* **WHAT THE TASK ASKS**
Repeat every line of the data exactly, but not the pictures.

* **COLLECTED MATERIAL**
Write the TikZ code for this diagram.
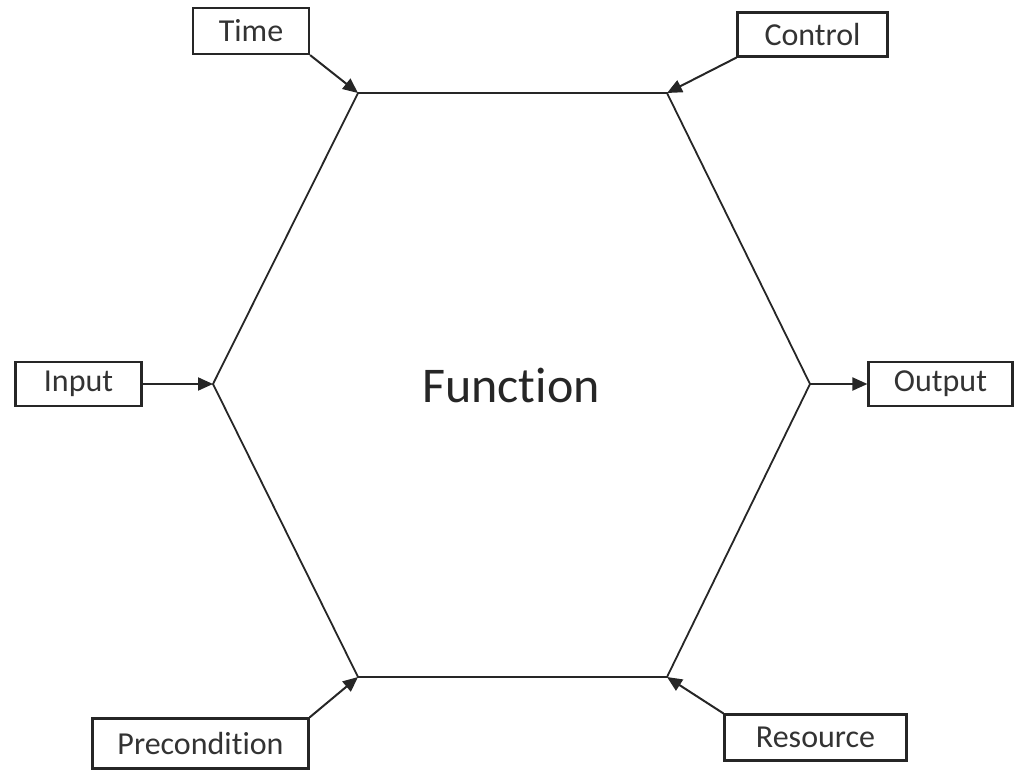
\documentclass[tikz,border=0pt]{standalone}
\usepackage{fontspec}
\setmainfont{Carlito}[Ligatures=NoCommon]
\usetikzlibrary{arrows.meta}
\begin{document}
\begin{tikzpicture}[x=0.5pt,y=-0.5pt,
  lbl/.style={draw=black!85,line width=1.1pt,fill=white,inner sep=0pt,font=\fontsize{16}{18}\selectfont,text=black!80},
  edge/.style={draw=black!85,line width=0.9pt},
  feed/.style={draw=black!85,line width=1pt,-{Triangle[length=7.5pt,width=6.5pt]}}]
\useasboundingbox (0,0) rectangle (1020,771);
% hexagon corners
\coordinate (tl) at (358,93);
\coordinate (tr) at (667,93);
\coordinate (r)  at (810,384);
\coordinate (br) at (667,677);
\coordinate (bl) at (358,677);
\coordinate (l)  at (213,384);
\draw[edge] (tl) -- (tr) -- (r) -- (br) -- (bl) -- (l) -- cycle;
\node[text=black!85,font=\fontsize{25}{30}\selectfont] (fn) at (511,385) {Function};
% aspect boxes
\node[lbl,minimum width=58pt,minimum height=23pt] (time) at (251,31) {Time};
\node[lbl,minimum width=75pt,minimum height=22pt] (ctrl) at (812.5,34.5) {Control};
\node[lbl,minimum width=63pt,minimum height=22pt] (in) at (78.5,384) {Input};
\node[lbl,minimum width=72pt,minimum height=22pt] (out) at (940.5,384) {Output};
\node[lbl,minimum width=108pt,minimum height=25pt] (pre) at (200.5,743.5) {Precondition};
\node[lbl,minimum width=91pt,minimum height=23pt] (res) at (815.5,737.5) {Resource};
% connectors
\draw[feed] (time.south east) -- (tl);
\draw[feed] (ctrl.south west) -- (tr);
\draw[feed] (in.east) -- (l);
\draw[feed] (r) -- (out.west);
\draw[feed] (pre.north east) -- (bl);
\draw[feed] (res.north west) -- (br);
\end{tikzpicture}
\end{document}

* **EXERCISE SOLUTION**
Write the TikZ code for this diagram.
\documentclass[tikz,border=0pt]{standalone}
\usepackage{fontspec}
\setmainfont{Carlito}[Ligatures=NoCommon]
\usetikzlibrary{arrows.meta}
\begin{document}
\begin{tikzpicture}[x=0.5pt,y=-0.5pt,
  lbl/.style={draw=black!85,line width=1.1pt,fill=white,inner sep=0pt,font=\fontsize{16}{18}\selectfont,text=black!80},
  edge/.style={draw=black!85,line width=0.9pt},
  feed/.style={draw=black!85,line width=1pt,-{Triangle[length=7.5pt,width=6.5pt]}}]
\useasboundingbox (0,0) rectangle (1020,771);
% hexagon corners
\coordinate (tl) at (358,93);
\coordinate (tr) at (667,93);
\coordinate (r)  at (810,384);
\coordinate (br) at (667,677);
\coordinate (bl) at (358,677);
\coordinate (l)  at (213,384);
\draw[edge] (tl) -- (tr) -- (r) -- (br) -- (bl) -- (l) -- cycle;
\node[text=black!85,font=\fontsize{25}{30}\selectfont] (fn) at (511,385) {Function};
% aspect boxes
\node[lbl,minimum width=58pt,minimum height=23pt] (time) at (251,31) {Time};
\node[lbl,minimum width=75pt,minimum height=22pt] (ctrl) at (812.5,34.5) {Control};
\node[lbl,minimum width=63pt,minimum height=22pt] (in) at (78.5,384) {Input};
\node[lbl,minimum width=72pt,minimum height=22pt] (out) at (940.5,384) {Output};
\node[lbl,minimum width=108pt,minimum height=25pt] (pre) at (200.5,743.5) {Precondition};
\node[lbl,minimum width=91pt,minimum height=23pt] (res) at (815.5,737.5) {Resource};
% connectors
\draw[feed] (time.south east) -- (tl);
\draw[feed] (ctrl.south west) -- (tr);
\draw[feed] (in.east) -- (l);
\draw[feed] (r) -- (out.west);
\draw[feed] (pre.north east) -- (bl);
\draw[feed] (res.north west) -- (br);
\end{tikzpicture}
\end{document}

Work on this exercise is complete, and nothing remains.